The very suggestive section of "the English [124] in the West Indies," from which we have already given extracts, and which bears the title "Social Revolution," thus proceeds:—

"But it does not follow that what can be done eventually can be done immediately, and the gulf which divides the colours is no arbitrary prejudice, but has been opened by the centuries of training and discipline which have given us the start in the race" (p. 125 [Froude]).
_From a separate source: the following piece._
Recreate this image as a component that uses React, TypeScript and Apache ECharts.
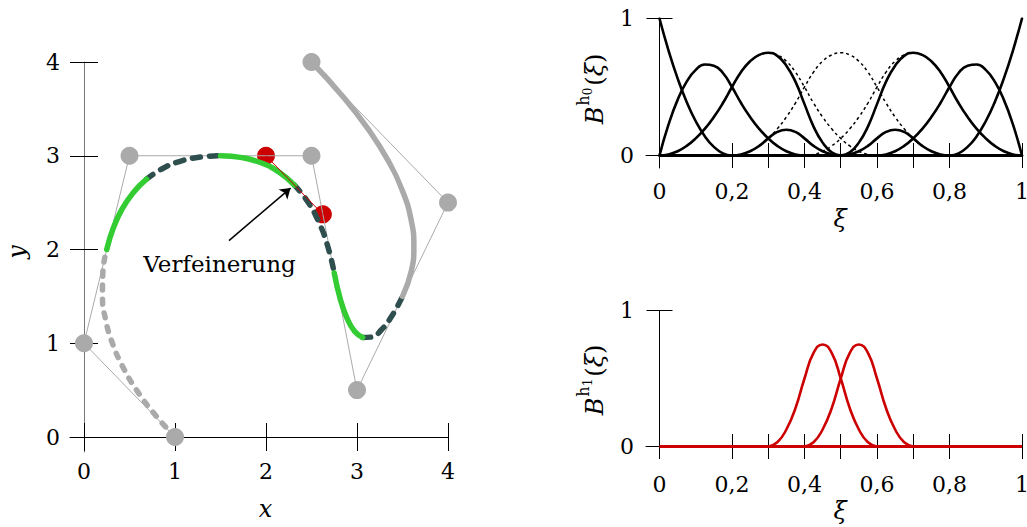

The reference in the opening clause of the above citation, as to what is eventually possible not being immediately feasible, is to the elevation of Blacks to high official posts, such as those occupied by Judge Reeves in Barbados, and by Mr. F. Douglass in the United States. We have already disposed by anticipation of the above contention of Mr. Froude's, by showing that in only twenty-five years America has found hundreds of eminent Blacks to fill high posts under her government. Our author's futile mixture of Judge Reeves' exceptional case with that of Fred. Douglass, which he cunningly singles out from among so many in the United States, is nothing but a subterfuge, of the same queer and flimsy description with which the literature of the cause now championed [125] by his eloquence has made the world only too familiar. What can Mr. Froude conceive any sane man should see in common between the action of British and of American statesmanship in the matter now under discussion? If his utterance on this point is that of a British spokesman, let him abide by his own verdict against his own case, as embodied in the words, "the gulf which divides the two COLOURS is no arbitrary prejudice," which, coupled with his contention that the elevation of the Blacks is not immediately feasible, discloses the wideness of divergence between British and American political opinion on this identical subject.

Mr. Froude is pathetically eloquent on the colour question. He tells of the wide gulf between the two colours—we suppose it is as wide as exists between his white horse and his black horse. Seriously, however, does not this kind of talk savour only too much of the slave-pen and the auction-block of the rice-swamp and the cotton-field; of the sugar-plantation and the driver's lash? In the United States alone, among all the slave-holding Powers, was the difference of race and colour invoked openly and boldly to justify all the enormities that [126] were the natural accompaniments of those "institutions" of the Past. But is Mr. Froude serious in invoking the ostracizing of innocent, loyal, and meritorious British subjects on account of their mere colour? Physical slavery—which was no crime per se, Mr. Froude tells us—had at least overwhelming brute power, and that silent, passive force which is even more potential as an auxiliary, viz., unenlightened public opinion, whose neutrality is too often a positive support to the empire of wrong.